EXERCISE INSTRUCTIONS:
Look through the material below for "this". Copy every line that contains it.

SOURCE MATERIAL:
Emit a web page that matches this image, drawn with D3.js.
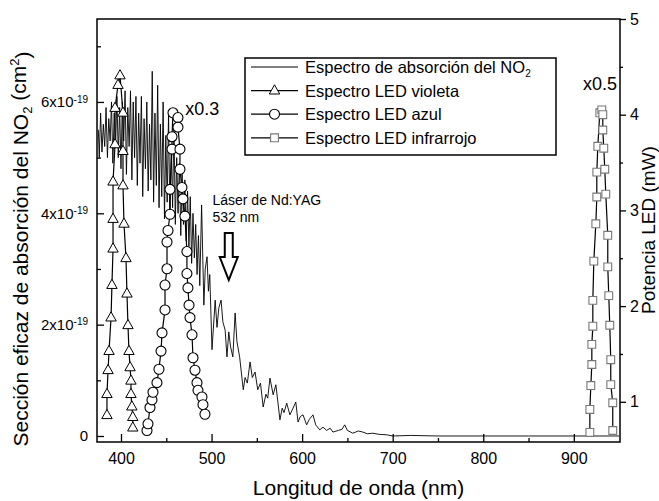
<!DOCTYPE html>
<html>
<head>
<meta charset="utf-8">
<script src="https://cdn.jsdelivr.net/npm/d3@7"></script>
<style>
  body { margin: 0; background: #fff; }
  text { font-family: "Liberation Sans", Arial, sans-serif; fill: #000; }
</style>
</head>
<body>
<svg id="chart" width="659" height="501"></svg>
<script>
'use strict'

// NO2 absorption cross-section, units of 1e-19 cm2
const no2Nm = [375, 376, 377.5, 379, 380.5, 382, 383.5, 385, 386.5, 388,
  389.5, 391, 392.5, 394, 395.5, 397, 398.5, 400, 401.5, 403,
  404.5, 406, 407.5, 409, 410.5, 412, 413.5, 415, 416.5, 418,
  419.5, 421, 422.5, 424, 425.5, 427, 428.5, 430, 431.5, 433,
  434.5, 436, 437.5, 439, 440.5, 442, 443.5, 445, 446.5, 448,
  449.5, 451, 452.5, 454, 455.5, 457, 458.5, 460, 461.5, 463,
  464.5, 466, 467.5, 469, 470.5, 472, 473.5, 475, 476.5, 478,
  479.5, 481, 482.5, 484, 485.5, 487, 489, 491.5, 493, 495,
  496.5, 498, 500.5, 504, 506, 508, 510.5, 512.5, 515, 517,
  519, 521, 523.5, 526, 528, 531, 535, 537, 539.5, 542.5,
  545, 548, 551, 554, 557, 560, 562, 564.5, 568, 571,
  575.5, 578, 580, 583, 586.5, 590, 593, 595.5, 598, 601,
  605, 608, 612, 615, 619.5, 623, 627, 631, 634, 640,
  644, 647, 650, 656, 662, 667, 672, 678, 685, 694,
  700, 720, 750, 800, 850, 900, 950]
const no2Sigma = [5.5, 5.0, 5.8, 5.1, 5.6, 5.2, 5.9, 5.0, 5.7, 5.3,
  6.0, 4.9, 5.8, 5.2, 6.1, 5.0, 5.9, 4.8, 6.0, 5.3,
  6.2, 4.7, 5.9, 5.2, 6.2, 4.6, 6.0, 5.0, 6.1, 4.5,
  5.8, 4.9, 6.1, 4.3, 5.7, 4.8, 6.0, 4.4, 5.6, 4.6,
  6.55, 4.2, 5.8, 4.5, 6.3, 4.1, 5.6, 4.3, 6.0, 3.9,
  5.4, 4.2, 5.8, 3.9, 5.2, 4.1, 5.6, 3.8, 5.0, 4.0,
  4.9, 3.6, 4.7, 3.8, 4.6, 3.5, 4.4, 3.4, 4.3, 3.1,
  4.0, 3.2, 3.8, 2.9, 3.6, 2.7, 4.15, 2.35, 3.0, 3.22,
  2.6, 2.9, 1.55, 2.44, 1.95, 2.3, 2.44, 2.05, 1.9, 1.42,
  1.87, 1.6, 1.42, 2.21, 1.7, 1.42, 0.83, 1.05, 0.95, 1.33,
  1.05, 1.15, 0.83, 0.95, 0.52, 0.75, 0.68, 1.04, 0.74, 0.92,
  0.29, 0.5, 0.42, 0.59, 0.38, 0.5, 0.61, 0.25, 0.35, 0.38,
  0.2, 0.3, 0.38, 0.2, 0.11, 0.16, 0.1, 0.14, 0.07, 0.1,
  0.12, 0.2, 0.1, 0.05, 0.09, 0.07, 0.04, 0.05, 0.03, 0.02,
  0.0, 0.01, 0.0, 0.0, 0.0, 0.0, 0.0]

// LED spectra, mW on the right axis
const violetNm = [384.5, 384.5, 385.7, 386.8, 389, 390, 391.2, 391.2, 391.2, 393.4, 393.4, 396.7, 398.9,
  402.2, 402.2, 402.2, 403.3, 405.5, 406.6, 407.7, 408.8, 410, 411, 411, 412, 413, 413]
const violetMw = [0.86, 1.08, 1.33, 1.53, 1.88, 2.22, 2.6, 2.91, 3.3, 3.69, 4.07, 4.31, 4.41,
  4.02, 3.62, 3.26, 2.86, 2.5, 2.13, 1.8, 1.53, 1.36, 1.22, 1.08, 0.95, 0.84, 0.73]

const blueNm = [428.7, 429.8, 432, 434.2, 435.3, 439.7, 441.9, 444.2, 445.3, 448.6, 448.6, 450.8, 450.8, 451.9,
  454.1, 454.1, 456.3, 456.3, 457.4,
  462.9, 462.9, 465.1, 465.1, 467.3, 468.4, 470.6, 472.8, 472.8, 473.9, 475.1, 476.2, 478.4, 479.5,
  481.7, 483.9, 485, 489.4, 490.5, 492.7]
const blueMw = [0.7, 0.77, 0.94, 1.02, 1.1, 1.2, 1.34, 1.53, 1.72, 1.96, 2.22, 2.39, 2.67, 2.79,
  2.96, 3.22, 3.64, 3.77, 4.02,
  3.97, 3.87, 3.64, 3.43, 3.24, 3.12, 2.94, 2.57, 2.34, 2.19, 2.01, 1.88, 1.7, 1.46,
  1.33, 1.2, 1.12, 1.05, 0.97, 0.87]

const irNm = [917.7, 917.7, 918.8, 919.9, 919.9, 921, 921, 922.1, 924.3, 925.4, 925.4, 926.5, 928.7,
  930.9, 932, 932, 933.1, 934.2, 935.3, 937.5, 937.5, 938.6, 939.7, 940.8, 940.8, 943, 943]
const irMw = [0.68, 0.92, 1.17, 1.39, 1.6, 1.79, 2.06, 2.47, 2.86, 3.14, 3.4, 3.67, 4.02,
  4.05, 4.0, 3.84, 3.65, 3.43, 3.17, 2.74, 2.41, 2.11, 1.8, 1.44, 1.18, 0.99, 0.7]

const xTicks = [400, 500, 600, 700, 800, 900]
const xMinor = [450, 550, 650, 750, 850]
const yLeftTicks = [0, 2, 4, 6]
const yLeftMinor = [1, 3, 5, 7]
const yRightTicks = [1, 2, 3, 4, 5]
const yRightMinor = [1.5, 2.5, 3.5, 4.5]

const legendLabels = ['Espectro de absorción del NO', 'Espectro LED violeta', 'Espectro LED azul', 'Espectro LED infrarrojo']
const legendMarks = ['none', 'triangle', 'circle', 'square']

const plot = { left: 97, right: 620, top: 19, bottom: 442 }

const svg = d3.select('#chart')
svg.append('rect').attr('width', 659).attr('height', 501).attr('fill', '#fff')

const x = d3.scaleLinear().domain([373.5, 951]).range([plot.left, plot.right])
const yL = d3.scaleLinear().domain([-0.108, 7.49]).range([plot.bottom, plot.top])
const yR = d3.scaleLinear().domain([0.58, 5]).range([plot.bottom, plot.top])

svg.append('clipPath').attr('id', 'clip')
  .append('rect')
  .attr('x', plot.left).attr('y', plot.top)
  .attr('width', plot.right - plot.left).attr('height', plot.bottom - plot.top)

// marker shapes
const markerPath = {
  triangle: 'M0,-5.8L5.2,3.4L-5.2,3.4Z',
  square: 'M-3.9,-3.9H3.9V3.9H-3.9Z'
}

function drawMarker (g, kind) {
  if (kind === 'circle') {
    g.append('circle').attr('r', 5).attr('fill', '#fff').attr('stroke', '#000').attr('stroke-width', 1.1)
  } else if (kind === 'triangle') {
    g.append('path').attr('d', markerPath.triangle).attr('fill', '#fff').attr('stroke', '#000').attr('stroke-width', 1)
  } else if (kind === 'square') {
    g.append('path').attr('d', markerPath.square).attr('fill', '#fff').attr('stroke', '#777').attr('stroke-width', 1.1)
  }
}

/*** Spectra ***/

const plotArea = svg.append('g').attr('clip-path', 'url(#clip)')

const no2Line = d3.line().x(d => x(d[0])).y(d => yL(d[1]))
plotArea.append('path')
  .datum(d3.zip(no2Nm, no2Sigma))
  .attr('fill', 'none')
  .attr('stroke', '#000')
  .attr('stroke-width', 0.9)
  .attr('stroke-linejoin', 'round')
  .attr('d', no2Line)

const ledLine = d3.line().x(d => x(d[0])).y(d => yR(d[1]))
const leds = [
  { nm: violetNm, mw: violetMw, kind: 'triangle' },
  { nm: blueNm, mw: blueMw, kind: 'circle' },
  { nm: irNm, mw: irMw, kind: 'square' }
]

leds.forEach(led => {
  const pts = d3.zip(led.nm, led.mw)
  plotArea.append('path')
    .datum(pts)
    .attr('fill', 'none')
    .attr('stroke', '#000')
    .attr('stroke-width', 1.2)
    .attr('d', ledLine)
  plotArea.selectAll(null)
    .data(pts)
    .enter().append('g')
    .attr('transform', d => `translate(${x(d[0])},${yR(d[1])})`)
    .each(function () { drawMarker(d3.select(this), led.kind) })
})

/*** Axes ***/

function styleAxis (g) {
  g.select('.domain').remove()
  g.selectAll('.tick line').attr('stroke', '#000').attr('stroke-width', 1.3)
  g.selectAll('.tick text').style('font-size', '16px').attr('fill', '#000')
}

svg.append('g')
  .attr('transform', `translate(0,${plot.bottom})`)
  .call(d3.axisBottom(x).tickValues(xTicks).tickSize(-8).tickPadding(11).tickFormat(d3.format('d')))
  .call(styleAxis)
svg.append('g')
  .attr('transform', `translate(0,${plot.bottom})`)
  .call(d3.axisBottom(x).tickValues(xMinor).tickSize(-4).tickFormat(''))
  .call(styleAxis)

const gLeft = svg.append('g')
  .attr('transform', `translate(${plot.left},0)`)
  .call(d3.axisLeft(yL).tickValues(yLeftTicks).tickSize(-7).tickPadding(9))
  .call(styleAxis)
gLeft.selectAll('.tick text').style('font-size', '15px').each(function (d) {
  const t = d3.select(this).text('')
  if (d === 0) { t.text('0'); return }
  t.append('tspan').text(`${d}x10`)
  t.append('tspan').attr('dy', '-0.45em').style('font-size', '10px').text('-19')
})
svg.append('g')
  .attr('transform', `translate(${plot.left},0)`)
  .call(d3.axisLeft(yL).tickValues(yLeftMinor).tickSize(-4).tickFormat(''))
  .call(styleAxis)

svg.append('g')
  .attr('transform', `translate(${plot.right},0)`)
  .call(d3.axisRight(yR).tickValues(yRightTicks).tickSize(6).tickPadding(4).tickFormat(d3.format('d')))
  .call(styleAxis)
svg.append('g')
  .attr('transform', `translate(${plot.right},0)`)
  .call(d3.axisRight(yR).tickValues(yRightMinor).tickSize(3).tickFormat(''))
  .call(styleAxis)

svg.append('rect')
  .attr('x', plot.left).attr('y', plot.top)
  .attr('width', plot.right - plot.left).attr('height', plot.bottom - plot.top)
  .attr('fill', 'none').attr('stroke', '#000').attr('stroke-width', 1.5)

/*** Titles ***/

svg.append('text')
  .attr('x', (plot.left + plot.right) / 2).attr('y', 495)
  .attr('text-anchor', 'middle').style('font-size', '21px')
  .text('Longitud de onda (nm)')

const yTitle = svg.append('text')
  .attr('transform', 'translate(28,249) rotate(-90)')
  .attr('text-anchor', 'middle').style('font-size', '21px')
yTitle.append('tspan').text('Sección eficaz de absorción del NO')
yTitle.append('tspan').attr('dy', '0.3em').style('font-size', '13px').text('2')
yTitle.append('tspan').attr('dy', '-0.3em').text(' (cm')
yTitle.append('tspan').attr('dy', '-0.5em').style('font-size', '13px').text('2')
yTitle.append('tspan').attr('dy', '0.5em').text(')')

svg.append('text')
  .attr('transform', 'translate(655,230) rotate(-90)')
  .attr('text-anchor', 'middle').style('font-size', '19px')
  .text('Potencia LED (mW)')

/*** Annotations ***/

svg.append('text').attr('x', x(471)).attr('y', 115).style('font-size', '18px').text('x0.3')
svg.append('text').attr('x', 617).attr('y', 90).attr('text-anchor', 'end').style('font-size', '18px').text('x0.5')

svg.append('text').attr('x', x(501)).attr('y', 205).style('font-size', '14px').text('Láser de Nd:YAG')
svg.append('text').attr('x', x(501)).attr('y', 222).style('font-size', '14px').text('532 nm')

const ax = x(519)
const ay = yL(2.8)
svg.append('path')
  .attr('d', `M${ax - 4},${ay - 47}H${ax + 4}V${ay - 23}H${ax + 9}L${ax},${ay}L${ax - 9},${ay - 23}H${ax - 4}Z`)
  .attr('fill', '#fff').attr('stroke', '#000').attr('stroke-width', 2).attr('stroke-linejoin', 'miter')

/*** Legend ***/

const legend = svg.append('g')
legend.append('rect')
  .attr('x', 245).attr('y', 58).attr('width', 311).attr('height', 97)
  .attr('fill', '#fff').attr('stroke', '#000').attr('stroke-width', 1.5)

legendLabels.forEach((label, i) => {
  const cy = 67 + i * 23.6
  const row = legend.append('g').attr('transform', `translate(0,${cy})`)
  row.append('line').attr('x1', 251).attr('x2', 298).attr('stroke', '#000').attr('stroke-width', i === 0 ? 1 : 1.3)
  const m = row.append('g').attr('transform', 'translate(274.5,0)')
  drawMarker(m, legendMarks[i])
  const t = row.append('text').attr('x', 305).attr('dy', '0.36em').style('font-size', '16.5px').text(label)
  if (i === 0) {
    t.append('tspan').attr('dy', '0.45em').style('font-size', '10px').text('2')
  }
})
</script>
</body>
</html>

TASK OUTPUT:
Emit a web page that matches this image, drawn with D3.js.
    .each(function () { drawMarker(d3.select(this), led.kind) })
  const t = d3.select(this).text('')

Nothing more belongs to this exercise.